What I found were dozens of classical music tapes, a few books on tape and some tapes of church services. At the time, I decided that the music would be nice to have on long trips, so I took the whole box and tossed in my van.

This proved to be an example of how both Freud and the collect for purity are right: that deep down we know more about us than we care to admit.

On the drive back home to Ohio, I reached back on popped a tape into the player. I grabbed one of the church tapes. It was just a regular Sunday Eucharist somewhere in Ordinary Time with big organ and a nice choir.
Nothing all that special except that out of the blue came my father's voice, announcing the Gospel.

My first impulse was to eject the tape. In fact, I did, again and again. But each time I would shove it back in and play it some more. And when the sermon started, I found myself rewinding that tape and listening again. It was a wonder that I could drive at all.

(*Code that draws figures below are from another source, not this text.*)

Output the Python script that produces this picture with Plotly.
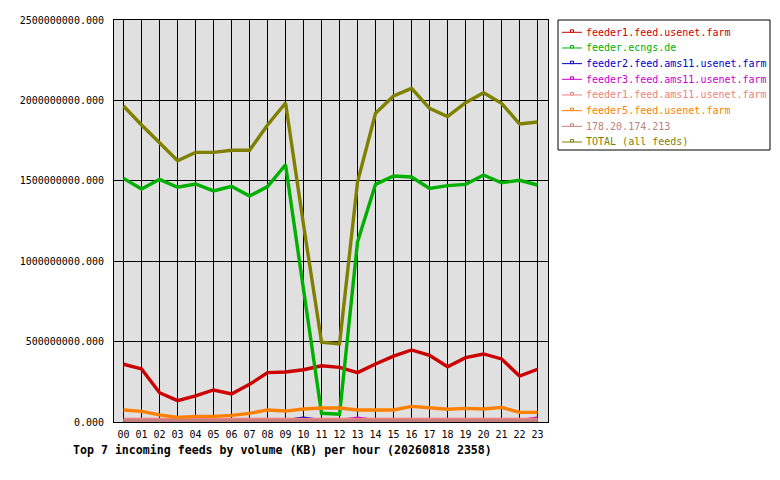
import plotly.graph_objects as go

hours = ["%02d" % h for h in range(24)]

series_names = [
    "feeder1.feed.usenet.farm",
    "feeder.ecngs.de",
    "feeder2.feed.ams11.usenet.farm",
    "feeder3.feed.ams11.usenet.farm",
    "feeder1.feed.ams11.usenet.farm",
    "feeder5.feed.usenet.farm",
    "178.20.174.213",
    "TOTAL (all feeds)",
]
series_colors = ["#cc0000", "#00b000", "#0000cc", "#cc00cc", "#f08080", "#ff8000", "#c08080", "#808000"]

M = 1e6
feeder1_usenet = [359, 330, 182, 133, 162, 199, 174, 234, 307, 311, 325, 350, 340, 307, 361, 410, 448, 415, 344, 400, 423, 392, 286, 328]
ecngs = [1515, 1449, 1509, 1460, 1480, 1437, 1466, 1405, 1464, 1600, 822, 54, 48, 1121, 1478, 1530, 1524, 1453, 1470, 1478, 1536, 1488, 1503, 1474]
feeder2_ams11 = [8, 8, 8, 8, 8, 8, 8, 8, 8, 8, 24, 8, 8, 8, 8, 8, 8, 8, 8, 8, 8, 8, 8, 8]
feeder3_ams11 = [8, 8, 8, 8, 8, 8, 8, 8, 8, 8, 8, 8, 8, 24, 8, 8, 8, 8, 8, 8, 8, 8, 8, 24]
feeder1_ams11 = [16, 16, 16, 16, 16, 16, 16, 16, 16, 16, 16, 16, 16, 16, 16, 16, 16, 12, 16, 16, 16, 16, 16, 16]
feeder5_usenet = [75, 66, 44, 29, 35, 35, 41, 54, 75, 68, 81, 87, 87, 75, 75, 75, 97, 89, 79, 85, 81, 91, 60, 60]
ip_feed = [7, 7, 7, 7, 7, 7, 7, 7, 7, 7, 7, 7, 7, 7, 7, 7, 7, 7, 7, 7, 7, 7, 7, 7]
total = [1965, 1847, 1737, 1625, 1677, 1677, 1690, 1690, 1847, 1984, 1225, 496, 485, 1494, 1920, 2027, 2075, 1951, 1899, 1986, 2048, 1982, 1853, 1866]

series_values = [feeder1_usenet, ecngs, feeder2_ams11, feeder3_ams11, feeder1_ams11, feeder5_usenet, ip_feed, total]

y_ticks = [0, 500000000, 1000000000, 1500000000, 2000000000, 2500000000]
title_text = "Top 7 incoming feeds by volume (KB) per hour (20260818 2358)"

MONO = "DejaVu Sans Mono"

# plot area in page pixels (page body has an 8px offset)
PX_L, PX_R, PX_T, PX_B = 114, 548, 20, 422
PW, PH = PX_R - PX_L, PX_B - PX_T


def px(xp):
    return (xp - PX_L) / PW


def py(yp):
    return (PX_B - yp) / PH


fig = go.Figure()
for name, color, vals in zip(series_names, series_colors, series_values):
    fig.add_trace(go.Scatter(
        x=hours, y=[v * M for v in vals], mode="lines", name=name,
        line=dict(color=color, width=3.4), showlegend=False, hoverinfo="skip",
    ))

# custom legend box (decoration)
shapes = [dict(type="rect", xref="paper", yref="paper",
               x0=px(558), x1=px(770), y0=py(150), y1=py(20),
               line=dict(color="black", width=1), fillcolor="white", layer="above")]
annotations = []
for i, (name, color) in enumerate(zip(series_names, series_colors)):
    yc = 32.3 + 15.67 * i
    shapes.append(dict(type="line", xref="paper", yref="paper",
                       x0=px(562), x1=px(582), y0=py(yc), y1=py(yc),
                       line=dict(color=color, width=1), layer="above"))
    shapes.append(dict(type="rect", xref="paper", yref="paper",
                       x0=px(570.5), x1=px(573.5), y0=py(yc), y1=py(yc - 2.5),
                       line=dict(color=color, width=1), fillcolor="white", layer="above"))
    annotations.append(dict(
        text=name, xref="paper", yref="paper", x=px(584), y=py(yc),
        xanchor="left", yanchor="middle", showarrow=False,
        font=dict(family=MONO, size=10, color=color),
    ))

annotations.append(dict(
    text="<b>%s</b>" % title_text, xref="paper", yref="paper",
    x=px(71), y=py(450), xanchor="left", yanchor="middle", showarrow=False,
    font=dict(family=MONO, size=11.6, color="black"),
))

FW, FH = 772, 472
fig.update_layout(
    width=FW, height=FH,
    margin=dict(l=PX_L - 8, r=FW - (PX_R - 8), t=PX_T - 8, b=FH - (PX_B - 8)),
    paper_bgcolor="white", plot_bgcolor="#e0e0e0",
    font=dict(family=MONO, size=10, color="black"),
    showlegend=False,
    xaxis=dict(
        type="category", range=[-0.53, 23.58], automargin=False,
        showgrid=True, gridcolor="black", gridwidth=1,
        showline=True, linecolor="black", linewidth=1, mirror=True,
        ticks="", ticklabelstandoff=3, tickfont=dict(family=MONO, size=10), zeroline=False,
    ),
    yaxis=dict(
        range=[0, 2500000000], tickvals=y_ticks, tickformat=".3f", automargin=False,
        showgrid=True, gridcolor="black", gridwidth=1,
        showline=True, linecolor="black", linewidth=1, mirror=True,
        ticks="", ticklabelstandoff=7, tickfont=dict(family=MONO, size=10), zeroline=False,
    ),
    shapes=shapes,
    annotations=annotations,
)

fig.write_html("out.html")
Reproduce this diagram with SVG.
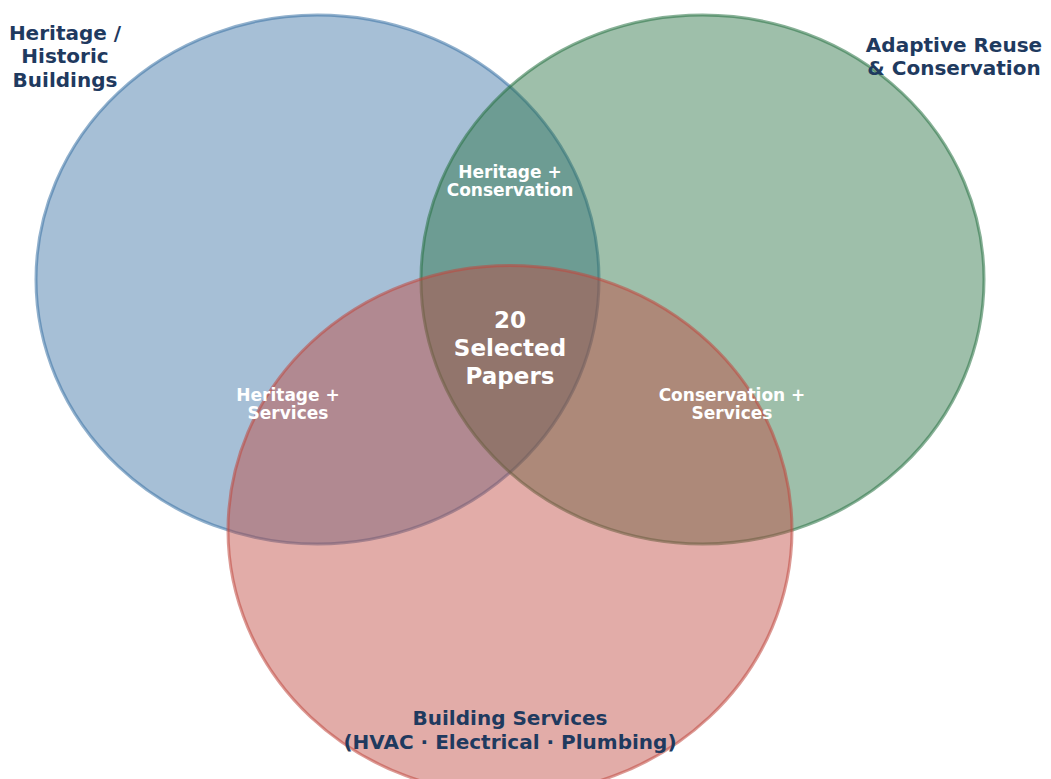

Here he was, not dead but alive. And not quavering and stuttering as he was when I last spoke to him. Here he spoke with that wonderful "BBC Voice" of his that he learned in the theater and perfected on the Armed Forces Radio.
This was the voice he saved for reading the scriptures or saying the office out loud. I was hearing him alive again, doing the thing he loved to do the most in the place he loved best of all.

I only have one cassette player now, and it is not in my car. It is a deck attached to my stereo. I can't bring myself to fill my family room with Pop's voice, but I keep the tapes just the same. It is just nice to know that he's there.